An ASBO can be issued in many different situations. Sometimes they are issued when other forms of action such as counseling or mediation have failed or the individual has received multiple warnings about their behaviour which has shown no signs of improvement.

ASBOs can be used to deal with a variety of issues from problem neighbours through to other disturbances, provided that these are caused by someone who is not a member of the same household.

When an Anti Social Behaviour Order is granted it will be issued with a set of restrictions tied to it. These restrictions are there to ensure that the offender does not continue with their anti social behaviour. Often restrictions stipulate that an offender cannot enter a particular area or they cannot cause a nuisance from loud music during certain hours for example.

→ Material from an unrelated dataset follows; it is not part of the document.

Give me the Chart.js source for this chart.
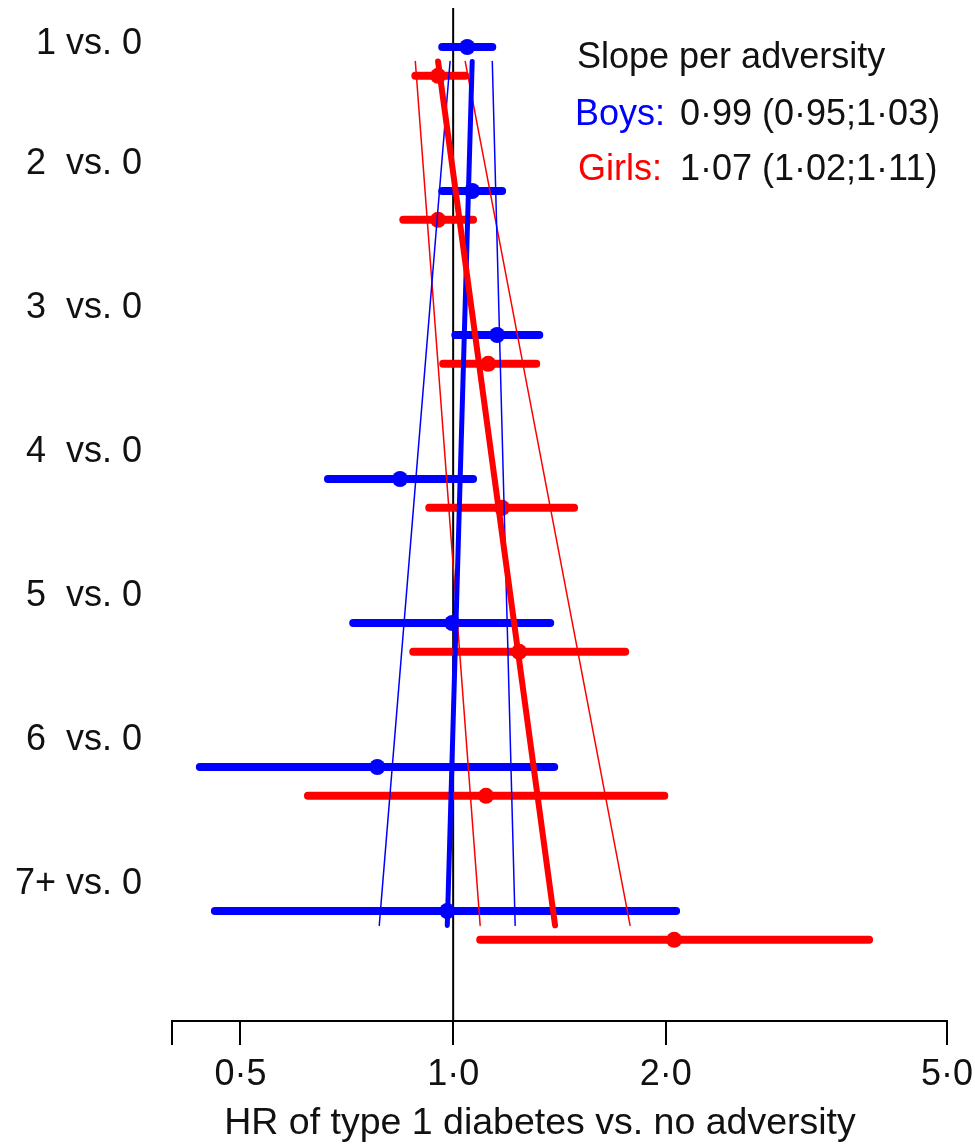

An ASBO can be issued by a magistrates court, the Crown Court or a County Court.

Criminal Offences and ASBOs

While an ASBO in itself is not a criminal offence, breaching any of the terms and conditions outlined within the ASBO can result in criminal charges. Any breach of an ASBO can result in a prison sentence of up to five years.

Final Warnings
When an Anti Social Behaviour Order is issued, this is classed as being a final warning. From when they were introduced in 1999 through to 2007, 14,972 ASBOs were issued. These Orders are usually given to offenders as a last resort and prior to them being issued several other strategies should be implemented in an attempt to deter the unwanted behaviour.

The specific strategies that are used will depend on the nature of the offence. Strategies that have been used include warning letters, mediation and an Acceptable Behaviour Contract (ABC). An Acceptable Behaviour Contract is an agreement in writing which is made between the local authority and the offender to state that the anti social behaviour will not continue.

Interim ASBO
In accordance with Section 1D of the Crime and Disorder Act 1998, an Interim Order can be obtained. This can be granted in an initial court hearing which is held before a full hearing and is a temporary order which imposes the same restrictions as a full ASBO. Interim Orders can prove particularly beneficial when the court decides that the anti social behaviour requires addressing immediately in order to protect the public.

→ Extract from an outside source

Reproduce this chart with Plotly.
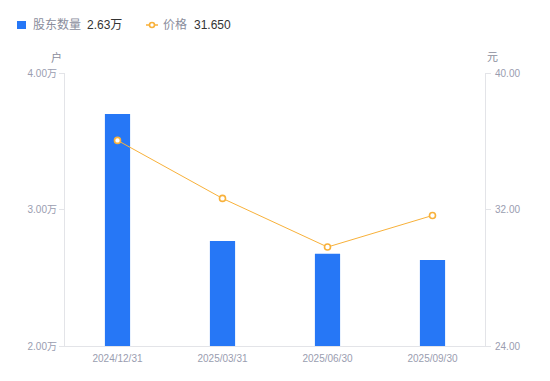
import plotly.graph_objects as go

dates = ["2024/12/31", "2025/03/31", "2025/06/30", "2025/09/30"]
holders = [3.70, 2.77, 2.675, 2.63]  # 万户
prices = [36.05, 32.65, 29.80, 31.65]
left_ticks = [2.0, 3.0, 4.0]
left_ticktext = ["2.00万", "3.00万", "4.00万"]
right_ticks = [24, 32, 40]
right_ticktext = ["24.00", "32.00", "40.00"]
legend_labels = ["股东数量", "价格"]
legend_values = ["2.63万", "31.650"]

FONT = "Liberation Sans, Arial, Noto Sans CJK SC, sans-serif"
TICK_COLOR = "#9a9db0"
AXIS_COLOR = "#e3e4e8"
BLUE = "#2677f6"
ORANGE = "#f8b13a"
W, H = 550, 381
L, R, T, B = 65, 65, 73, 35
PW, PH = W - L - R, H - T - B


def px_x(x):
    return (x - L) / PW


def px_y(y):
    return (H - B - y) / PH


fig = go.Figure()
fig.add_trace(go.Bar(
    x=dates, y=holders, name=legend_labels[0],
    marker=dict(color=BLUE, line=dict(width=0)), width=0.24, yaxis="y",
    hoverinfo="skip",
))
fig.add_trace(go.Scatter(
    x=dates, y=prices, name=legend_labels[1],
    mode="lines+markers", yaxis="y2",
    line=dict(color=ORANGE, width=1),
    marker=dict(symbol="circle", size=6, color="white", line=dict(color=ORANGE, width=1.6)),
    hoverinfo="skip",
))

ly = px_y(25)
shapes = [
    dict(type="rect", xref="paper", yref="paper", x0=px_x(17), x1=px_x(26),
         y0=px_y(29), y1=px_y(21), fillcolor=BLUE, line=dict(width=0), layer="above"),
    dict(type="line", xref="paper", yref="paper", x0=px_x(146), x1=px_x(158),
         y0=ly, y1=ly, line=dict(color=ORANGE, width=1.5), layer="above"),
    dict(type="circle", xref="paper", yref="paper", x0=px_x(149.5), x1=px_x(154.5),
         y0=px_y(27.5), y1=px_y(22.5), fillcolor="white",
         line=dict(color=ORANGE, width=1.6), layer="above"),
]

annotations = [
    dict(text=legend_labels[0], x=px_x(31), y=ly, xref="paper", yref="paper",
         xanchor="left", yanchor="middle", showarrow=False,
         font=dict(size=12, color="#8a8d9c")),
    dict(text=legend_values[0], x=px_x(85), y=ly, xref="paper", yref="paper",
         xanchor="left", yanchor="middle", showarrow=False,
         font=dict(size=12, color="#333333")),
    dict(text=legend_labels[1], x=px_x(161), y=ly, xref="paper", yref="paper",
         xanchor="left", yanchor="middle", showarrow=False,
         font=dict(size=12, color="#8a8d9c")),
    dict(text=legend_values[1], x=px_x(192), y=ly, xref="paper", yref="paper",
         xanchor="left", yanchor="middle", showarrow=False,
         font=dict(size=12, color="#333333")),
    dict(text="户", x=px_x(64), y=px_y(57), xref="paper", yref="paper",
         xanchor="right", yanchor="middle", showarrow=False,
         font=dict(size=11, color="#8a8d9c")),
    dict(text="元", x=px_x(485), y=px_y(57), xref="paper", yref="paper",
         xanchor="left", yanchor="middle", showarrow=False,
         font=dict(size=11, color="#8a8d9c")),
]

fig.update_layout(
    width=W, height=H,
    margin=dict(l=L, r=R, t=T, b=B),
    paper_bgcolor="white", plot_bgcolor="white",
    font=dict(family=FONT, size=12, color="#8a8d9c"),
    showlegend=False,
    hovermode=False,
    xaxis=dict(showgrid=False, showline=True, linecolor=AXIS_COLOR, linewidth=1,
               ticks="", tickfont=dict(size=10, color=TICK_COLOR), zeroline=False,
               ticklabelstandoff=3),
    yaxis=dict(range=[2.0, 4.0], tickvals=left_ticks, ticktext=left_ticktext,
               showgrid=False, showline=True, linecolor=AXIS_COLOR, linewidth=1,
               ticks="outside", ticklen=5, tickcolor=AXIS_COLOR,
               tickfont=dict(size=10, color=TICK_COLOR), zeroline=False),
    yaxis2=dict(range=[24, 40], tickvals=right_ticks, ticktext=right_ticktext,
                overlaying="y", side="right",
                showgrid=False, showline=True, linecolor=AXIS_COLOR, linewidth=1,
                ticks="outside", ticklen=5, tickcolor=AXIS_COLOR,
                tickfont=dict(size=10, color=TICK_COLOR), zeroline=False,
                ticklabelstandoff=2),
    shapes=shapes,
    annotations=annotations,
)

fig.write_html("out.html", config={"displayModeBar": False},
               post_script="document.body.style.margin='0';")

It also significantly reduces witness intimidation by making it unlawful for the offender to continue with the behaviour while the full ASBO is being processed. It also prevents the offender from delaying proceedings to obtain a full ASBO.

The Interim Order can be issued at the outset of proceedings for an application if the court decides that it is just to issue one of these temporary orders. When deciding whether to issue an interim order, the court will understand that it may not be possible to collate all of the evidence that would prove that a full ASBO is required.

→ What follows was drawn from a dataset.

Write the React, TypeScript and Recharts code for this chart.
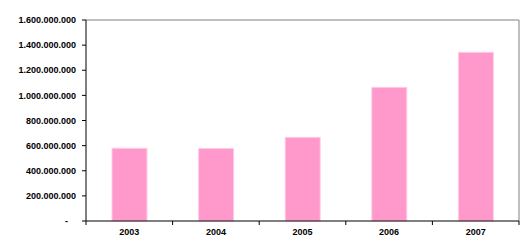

Interim orders are usually for a fixed period of time. They can also be amended or discharged on application by a defendant. If the ASBO is refused or withdrawn, the Interim Order will naturally cease to exist. If the Interim Order is breached this carries with it the same penalties as a breach of a full ASBO.

Controversy Over Anti Social Behaviour Orders

There has been a great deal of controversy over the use of Anti Social Behaviour Orders because of the age at which they can be issued. Some see the age of 10 being too young. It is argued that children who are subject to these orders are often vulnerable and they need support and guidance rather than an ASBO.

Furthermore, publicly identifying those who have been issued with an ASBO has had a negative impact in terms of rehabilitation. In addition concern is also raised when offenders can go to prison for an offence that is not illegal if the conditions attached to the ASBO are breached.

Obtaining an Order

In line with the terms of the Crime and Disorder Act the local authority or agency making an application for an anti social behaviour order must demonstrate that the defendant had behaved in an anti social manner and the order is required to protect members of the public or other people from the defendant’s behaviour.

The most common type of behaviour where an Anti Social Behaviour Order is obtained is when the individual displays general unruly behaviour such as harassment, assault, graffiti, verbal abuse or excessive noise. ASBOs have also been used as a deterrent against racial harassment as well as drunk and disorderly, vehicle crime and throwing missiles.

Any agency who has been designated as a ‘relevant authority’ can apply for an order. The most common agencies include local authorities, registered social landlords and police forces.

Partnership Working

Many local authorities will work in collaboration with several partner agencies including the Police, Social Services, housing providers and youth services to reduce the prevalence of Anti Social Behaviour. It is crucial that a designated individual within one of these agencies takes charge of the case as this will facilitate the process and make sure that the most appropriate action is taken. The designated case manager should coordinate other agencies to make sure each agency is contributing with their own specialist expertise.

Multi agency approaches should be encouraged during anti social behaviour cases to the behaviour can be identified and addressed using the most suitable methods.